For condominiums who have a budget year that begins in January, December is the time that owners get a notice stating what the new condo fee will be. That number can be the same as the previous year, but often, that number goes up, and with market pressures and inflation, this year that number may be even higher than expected.
The amount that you pay in condo fees in Alberta is determined by the condo budget and is allocated to each owner by the unit’s square feet: basically, the larger your unit, the more that you pay. Condo budgets are built on a break-even basis, meaning that the amount it costs to run your condominium is then divided out to determine how much each owner has to pay, leaving very little in the way of contingency.
As a result, managers and boards must be meticulous to plan accordingly, because if they fall short midway through the year, it can lead to cash calls to owners which is not what anyone wants.
If you own a condo with a December year end, which is the case in most Calgary condos, your budget for the next year should already be in your hands, and it’s a very good chance that the amount that you are going to pay next year is higher than the year that’s ending. Here are some reasons why:
1 – Increased utility Costs
The joy of globalization is that now it’s easier than ever to get products quickly and easily from other parts of the world. The downside is that when there are issues in other parts of the world, it can cause increased costs to condo owners.
Utility costs have risen dramatically in 2022. For electricity, the regulated rate has risen over 150% in the past two years. This has been largely caused by an increase in natural gas costs driven by global factors like the war in Ukraine and increased costs of production. This is a factor that will likely get worse through the winter as the demand for heating fuel increases.

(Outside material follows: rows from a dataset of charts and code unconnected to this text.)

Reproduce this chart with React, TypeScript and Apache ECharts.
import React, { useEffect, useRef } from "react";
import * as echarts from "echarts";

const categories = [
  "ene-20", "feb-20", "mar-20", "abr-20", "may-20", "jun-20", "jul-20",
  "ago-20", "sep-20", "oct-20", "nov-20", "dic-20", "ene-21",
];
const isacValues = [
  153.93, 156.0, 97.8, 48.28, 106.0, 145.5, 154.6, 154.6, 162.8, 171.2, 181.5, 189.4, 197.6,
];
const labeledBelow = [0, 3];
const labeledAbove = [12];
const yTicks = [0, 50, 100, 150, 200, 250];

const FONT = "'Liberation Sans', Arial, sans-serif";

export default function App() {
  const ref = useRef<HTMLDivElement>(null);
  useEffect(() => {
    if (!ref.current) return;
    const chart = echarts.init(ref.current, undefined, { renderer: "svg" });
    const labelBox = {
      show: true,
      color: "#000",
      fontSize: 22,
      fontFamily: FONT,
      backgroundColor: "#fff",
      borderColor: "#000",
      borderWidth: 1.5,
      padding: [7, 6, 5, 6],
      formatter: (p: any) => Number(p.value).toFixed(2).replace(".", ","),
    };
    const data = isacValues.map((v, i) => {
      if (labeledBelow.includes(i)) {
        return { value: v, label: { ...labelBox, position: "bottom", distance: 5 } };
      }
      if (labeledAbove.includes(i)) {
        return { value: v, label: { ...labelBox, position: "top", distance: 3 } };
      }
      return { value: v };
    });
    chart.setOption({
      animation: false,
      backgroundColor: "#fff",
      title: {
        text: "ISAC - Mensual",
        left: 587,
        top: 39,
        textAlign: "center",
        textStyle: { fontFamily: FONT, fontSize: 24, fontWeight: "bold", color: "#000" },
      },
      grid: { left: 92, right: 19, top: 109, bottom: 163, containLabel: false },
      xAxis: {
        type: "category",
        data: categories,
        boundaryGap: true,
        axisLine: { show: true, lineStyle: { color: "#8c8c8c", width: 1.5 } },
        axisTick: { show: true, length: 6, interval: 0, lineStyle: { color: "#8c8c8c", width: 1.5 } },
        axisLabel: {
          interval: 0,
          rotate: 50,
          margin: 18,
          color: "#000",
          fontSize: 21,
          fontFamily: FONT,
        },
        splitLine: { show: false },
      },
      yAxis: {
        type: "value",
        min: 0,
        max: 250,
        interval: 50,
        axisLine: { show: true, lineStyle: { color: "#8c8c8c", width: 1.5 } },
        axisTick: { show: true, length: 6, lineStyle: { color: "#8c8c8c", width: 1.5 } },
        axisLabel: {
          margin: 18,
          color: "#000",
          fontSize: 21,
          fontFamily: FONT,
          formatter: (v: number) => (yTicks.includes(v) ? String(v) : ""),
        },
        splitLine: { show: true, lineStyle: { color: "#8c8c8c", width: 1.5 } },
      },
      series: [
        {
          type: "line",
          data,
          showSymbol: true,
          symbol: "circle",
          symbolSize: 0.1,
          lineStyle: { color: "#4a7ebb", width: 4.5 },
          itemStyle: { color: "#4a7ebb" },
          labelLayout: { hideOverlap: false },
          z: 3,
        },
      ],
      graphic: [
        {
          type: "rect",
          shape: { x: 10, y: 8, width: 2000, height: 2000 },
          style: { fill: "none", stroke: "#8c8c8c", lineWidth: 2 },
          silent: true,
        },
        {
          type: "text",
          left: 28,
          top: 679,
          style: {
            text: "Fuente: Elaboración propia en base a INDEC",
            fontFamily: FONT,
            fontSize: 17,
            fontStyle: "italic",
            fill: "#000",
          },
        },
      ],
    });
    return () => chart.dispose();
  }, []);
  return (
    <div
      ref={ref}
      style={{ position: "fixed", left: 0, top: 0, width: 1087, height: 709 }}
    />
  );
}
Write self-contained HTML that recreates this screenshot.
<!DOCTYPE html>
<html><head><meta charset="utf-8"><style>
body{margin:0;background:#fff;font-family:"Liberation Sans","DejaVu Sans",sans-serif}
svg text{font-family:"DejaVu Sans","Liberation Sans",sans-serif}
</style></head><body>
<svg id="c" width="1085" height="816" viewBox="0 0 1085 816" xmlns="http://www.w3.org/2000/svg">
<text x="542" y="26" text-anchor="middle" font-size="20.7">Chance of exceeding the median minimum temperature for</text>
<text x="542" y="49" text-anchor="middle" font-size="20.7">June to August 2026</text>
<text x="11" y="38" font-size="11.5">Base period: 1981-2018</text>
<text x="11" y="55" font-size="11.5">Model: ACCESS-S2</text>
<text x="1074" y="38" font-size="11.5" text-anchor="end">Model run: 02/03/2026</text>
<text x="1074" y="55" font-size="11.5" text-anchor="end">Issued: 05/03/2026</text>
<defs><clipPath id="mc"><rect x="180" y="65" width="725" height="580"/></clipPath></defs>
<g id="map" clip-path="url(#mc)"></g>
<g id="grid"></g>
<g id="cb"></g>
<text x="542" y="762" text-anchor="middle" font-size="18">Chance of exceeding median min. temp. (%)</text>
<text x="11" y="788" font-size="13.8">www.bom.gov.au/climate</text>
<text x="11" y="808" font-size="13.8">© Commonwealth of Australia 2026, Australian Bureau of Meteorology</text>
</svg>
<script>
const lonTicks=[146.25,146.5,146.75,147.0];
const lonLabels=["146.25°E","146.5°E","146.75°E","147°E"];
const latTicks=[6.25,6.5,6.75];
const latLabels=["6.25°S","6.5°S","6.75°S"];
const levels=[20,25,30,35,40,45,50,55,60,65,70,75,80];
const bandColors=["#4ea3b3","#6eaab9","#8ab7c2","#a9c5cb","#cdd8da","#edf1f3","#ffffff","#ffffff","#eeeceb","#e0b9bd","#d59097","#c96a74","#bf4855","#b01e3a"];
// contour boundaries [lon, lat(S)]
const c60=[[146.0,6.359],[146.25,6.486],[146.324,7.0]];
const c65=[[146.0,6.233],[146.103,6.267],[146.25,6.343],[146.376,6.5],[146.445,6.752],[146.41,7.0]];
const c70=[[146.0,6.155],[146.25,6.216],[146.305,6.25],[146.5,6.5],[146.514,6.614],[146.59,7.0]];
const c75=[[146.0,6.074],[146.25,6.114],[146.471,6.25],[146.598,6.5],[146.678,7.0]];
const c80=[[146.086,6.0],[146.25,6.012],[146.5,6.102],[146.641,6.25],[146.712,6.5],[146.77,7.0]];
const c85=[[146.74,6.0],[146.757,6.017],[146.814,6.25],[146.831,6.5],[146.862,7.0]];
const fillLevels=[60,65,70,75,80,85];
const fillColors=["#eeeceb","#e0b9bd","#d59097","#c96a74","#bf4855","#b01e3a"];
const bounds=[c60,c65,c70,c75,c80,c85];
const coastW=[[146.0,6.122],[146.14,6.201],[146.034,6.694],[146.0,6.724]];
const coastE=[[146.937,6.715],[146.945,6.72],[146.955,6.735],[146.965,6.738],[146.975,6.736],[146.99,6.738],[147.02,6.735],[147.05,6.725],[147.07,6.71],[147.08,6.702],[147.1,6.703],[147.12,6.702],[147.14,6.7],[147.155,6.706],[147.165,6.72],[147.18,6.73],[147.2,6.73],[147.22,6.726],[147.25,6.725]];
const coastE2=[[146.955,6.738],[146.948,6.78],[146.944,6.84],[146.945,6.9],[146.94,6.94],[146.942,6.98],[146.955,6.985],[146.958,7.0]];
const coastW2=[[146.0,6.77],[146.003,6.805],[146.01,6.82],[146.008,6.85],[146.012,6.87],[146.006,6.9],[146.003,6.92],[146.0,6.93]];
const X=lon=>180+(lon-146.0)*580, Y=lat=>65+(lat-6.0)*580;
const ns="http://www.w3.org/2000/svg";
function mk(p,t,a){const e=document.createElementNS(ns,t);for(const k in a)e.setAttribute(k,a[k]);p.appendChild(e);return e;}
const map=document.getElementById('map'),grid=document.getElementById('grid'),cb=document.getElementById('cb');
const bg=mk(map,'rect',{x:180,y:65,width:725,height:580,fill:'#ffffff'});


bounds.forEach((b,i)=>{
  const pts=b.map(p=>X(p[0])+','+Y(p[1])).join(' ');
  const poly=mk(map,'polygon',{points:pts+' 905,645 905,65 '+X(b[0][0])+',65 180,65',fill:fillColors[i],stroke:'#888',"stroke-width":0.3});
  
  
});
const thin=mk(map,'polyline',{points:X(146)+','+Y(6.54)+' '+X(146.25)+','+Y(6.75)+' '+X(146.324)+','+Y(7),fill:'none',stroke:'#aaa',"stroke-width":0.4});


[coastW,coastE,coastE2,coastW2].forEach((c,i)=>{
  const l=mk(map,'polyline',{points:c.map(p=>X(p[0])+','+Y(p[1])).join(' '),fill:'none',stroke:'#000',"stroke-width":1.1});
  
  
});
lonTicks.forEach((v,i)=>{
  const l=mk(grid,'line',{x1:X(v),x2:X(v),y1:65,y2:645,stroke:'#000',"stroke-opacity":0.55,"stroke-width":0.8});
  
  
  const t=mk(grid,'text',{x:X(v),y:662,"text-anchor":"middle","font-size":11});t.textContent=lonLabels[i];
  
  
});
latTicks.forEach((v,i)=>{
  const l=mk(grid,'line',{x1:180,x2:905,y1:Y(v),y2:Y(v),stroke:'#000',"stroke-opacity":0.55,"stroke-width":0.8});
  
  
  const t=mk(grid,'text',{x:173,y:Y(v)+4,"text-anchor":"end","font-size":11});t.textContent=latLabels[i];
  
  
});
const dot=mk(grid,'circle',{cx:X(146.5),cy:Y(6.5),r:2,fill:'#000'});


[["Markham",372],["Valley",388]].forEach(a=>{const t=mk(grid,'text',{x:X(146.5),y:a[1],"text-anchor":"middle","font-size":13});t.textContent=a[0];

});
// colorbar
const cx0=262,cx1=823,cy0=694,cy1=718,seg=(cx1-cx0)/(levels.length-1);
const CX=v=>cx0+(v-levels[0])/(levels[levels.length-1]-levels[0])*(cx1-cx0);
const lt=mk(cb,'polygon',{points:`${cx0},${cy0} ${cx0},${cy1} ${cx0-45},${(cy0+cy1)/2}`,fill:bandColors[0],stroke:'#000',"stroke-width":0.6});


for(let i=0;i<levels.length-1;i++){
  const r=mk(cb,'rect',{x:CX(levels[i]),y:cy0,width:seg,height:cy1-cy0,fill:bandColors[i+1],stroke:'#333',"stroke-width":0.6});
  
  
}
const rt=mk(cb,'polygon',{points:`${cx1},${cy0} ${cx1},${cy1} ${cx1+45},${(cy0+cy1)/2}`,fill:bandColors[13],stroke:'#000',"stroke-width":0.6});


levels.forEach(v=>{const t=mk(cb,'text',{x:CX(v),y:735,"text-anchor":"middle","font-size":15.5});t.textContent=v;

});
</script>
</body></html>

Some condo boards have locked their utilities in, meaning that the price is stable for the length of the contract, while others have opted to ride the market price hoping to come out better in the long run. Either way, the increased costs of utilities in a condo complex are a big reason for rising costs.
2 – Reserve Fund Allocations
Even though not every condo includes utilities in their fees, every condo must keep funds aside for capital projects in what is known as a reserve fund. These funds cover the cost of capital items that are the responsibility of the whole corporation rather than just one owner. This includes the roof, siding, parkade, walkways, and other items as prescribed by the condo’s bylaws.
Reserve funds typically go up from year to year. As buildings get older, they require more systems to be replaced, but planning for reserve expenses on a long-term basis can help control these increases. Condos that do not adequately fund their reserves can see sharper increases from year to year in this area, which can spike the condo fees.
The other issue here is that because of inflation and supply chain concerns, the cost of materials has risen dramatically: everything from lumber to metals and electrical components has gone up in price. This has led to an increase in how much reserve fund planners allocate to fund maintenance and upgrade projects. While this does allow for more money to be put aside down the road which decreases the need for extra assessments, it does mean increased condo fees for unit owners.
3 – Condo Insurance
Condominium insurance has been an ongoing issue across Canada for the last few years, with double-digit increases becoming the norm year-over-year. There are only a handful of insurers that handle this market because it is deemed to be a high-risk area. This then limits the condo board’s ability to go out and shop around for the best price and has led to increased costs.
The other issue is that condo insurers do not look at your condo alone, but rather at the entire condo market across the country and around the world. As a result, whether your condo has a history of claims or not, insurance rates have gone up because of claims made from the fires in Fort McMurray, the Calgary hailstorms, and many other events. This has caused rates to rise across the board.
While condo boards are allowed to charge the deductible for an insurance claim back to unit owners, they are only able to do so up to $50,000. This means that they cannot increase the cost of the deductible to decrease the insurance premium, as it causes an increased liability to the whole condo.
What Condo Boards Can Do?
Often, the factors that influence a condo budget increase are outside of the board’s control. They cannot change the insurance price, global supply chains, or the utility supplies. However, boards can take steps to minimize the increases. This starts with effective long-term planning, continuing to adequately fund the reserve fund and handling capital projects diligently to try to keep costs down. They can also count with the help of strong managers to use cost effective contractors and group buying to bring prices down further.
While the budgets for January have been declared and your new condo fee amount is what it is, being engaged with your condo board and ensuring you understand the factors that have led to the increase goes a long way to ensuring the increased amounts stay as reasonable as possible in the long run.